Greenlaw is also a memoirist. Kirkus Reviews summed up her 2007 coming-of-age book, The Importance of Music to Girls, by saying: "The taut, lyric thrum of Greenlaw's prose reflects her poet's skill....Well-written, bewitching and subtly dazzling." Some Answers Without Questions (2021), part memoir, part manifesto, was described by Hephzibah Anderson in The Observer as "a delight: approachable, rigorous and omnivorous in its frame of reference".

==Personal life==
Greenlaw has lived in London for most of her life. She has a daughter.

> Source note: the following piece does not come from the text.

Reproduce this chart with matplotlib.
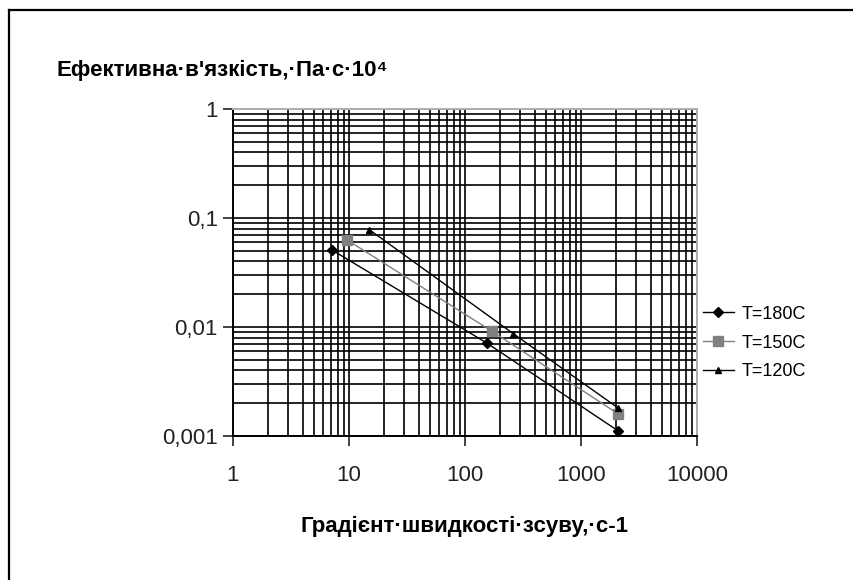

==Awards and recognition==
Lavinia Greenlaw received an Eric Gregory Award in 1990, an Arts Council Writers' Award in 1995, a Cholmondeley Award, and a Society of Authors Travelling Scholarship. In 1994, she was chosen as one of 20 New Generation Poets, by a jury composed of Melvyn Bragg, Margaret Busby, Vicki Feather, Michael Longley, John Osborne and James Wood. In 1997, Greenlaw won the Forward Prize for Best Single Poem for "A World Where News Travelled Slowly", the title poem from her second main collection.

For her 2001 first novel, Mary George of Allnorthover, Greenlaw won the French Prix du Premier Roman. She has been shortlisted for a number of literary awards, including the Whitbread Book Award (now the Costa Book Awards) and the T. S. Eliot Prize for Poetry. Her sound work Audio Obscura won the 2011 Ted Hughes Award for New Work in Poetry. Her short story "We Are Watching Something Terrible Happening" was shortlisted for the BBC National Short Story Award 2013. Her 2014 book A Double Sorrow: Troilus and Criseyde (inspired by Geoffrey Chaucer's 14th-century epic poem), was shortlisted for the Costa Poetry Prize.

Greenlaw was elected a Fellow of the Royal Society of Literature in 2004.

==Selected works==
- The Cost of Getting Lost in Space (poetry), Turret Books, 1991, ISBN 978-0854690916
- Love from a Foreign City (poetry), Slow Dancer Press, 1992, ISBN 978-1-871033-18-2
- Night Photograph (poetry; shortlisted for Whitbread and Forward Poetry Prizes), Faber & Faber, 1993, ISBN 978-0-571-16894-1
- A World Where News Travelled Slowly (poetry), Faber, 1997, ISBN 978-0571326358
- Mary George of Allnorthover (novel; Prix du Premier Roman Etranger), Flamingo, 9 July 2001, ISBN 978-0-618-09523-0
- Minsk (poetry; shortlisted for T. S. Eliot, Forward and Whitbread Poetry Prizes), Faber, 2003, ISBN 978-0-571-22271-1
- Thoughts of a Night Sea (photographs by Garry Fabian Miller), Merrell, 2003, ISBN 978-1858942223
- An Irresponsible Age (novel), Fourth Estate, 2006, ISBN 978-0-00-715629-0
- The Importance of Music to Girls (memoir), Faber, 2007, ISBN 978-0-375-17454-4
- The Casual Perfect (poetry), Faber, 2011, ISBN 978-0-571-27816-9
- Questions of Travel: William Morris in Iceland (non-fiction), Notting Hill Editions, 2011, ISBN 978-190790318-2.
- A Double Sorrow: Troilus and Criseyde (poetry), Faber, 2014, ISBN 978-0-571-28454-2
- In the City of Love's Sleep (novel), Faber, 2018, ISBN 9780571337620
- The Built Moment (poetry), Faber, 2019, ISBN 978-0-571-347100
- Some Answers Without Questions (memoir/manifesto), Faber, 2021, ISBN 9780571368655
- The Vast Extent: On Seeing and Not Seeing Further (essays), Faber, 2024, ISBN 9780571355631
- Selected Poems, Faber, 2024, ISBN 9780571379194

===Translations===
- "After-Images: Modern Poetry in Translation" (2006)
- Noshi Gillani (2008). "Poems"

==Television==
Greenlaw appeared as a "talking head" on the BBC documentaries Top of the Pops: The Story of 1976 (2011) and The Joy of the Single (2012).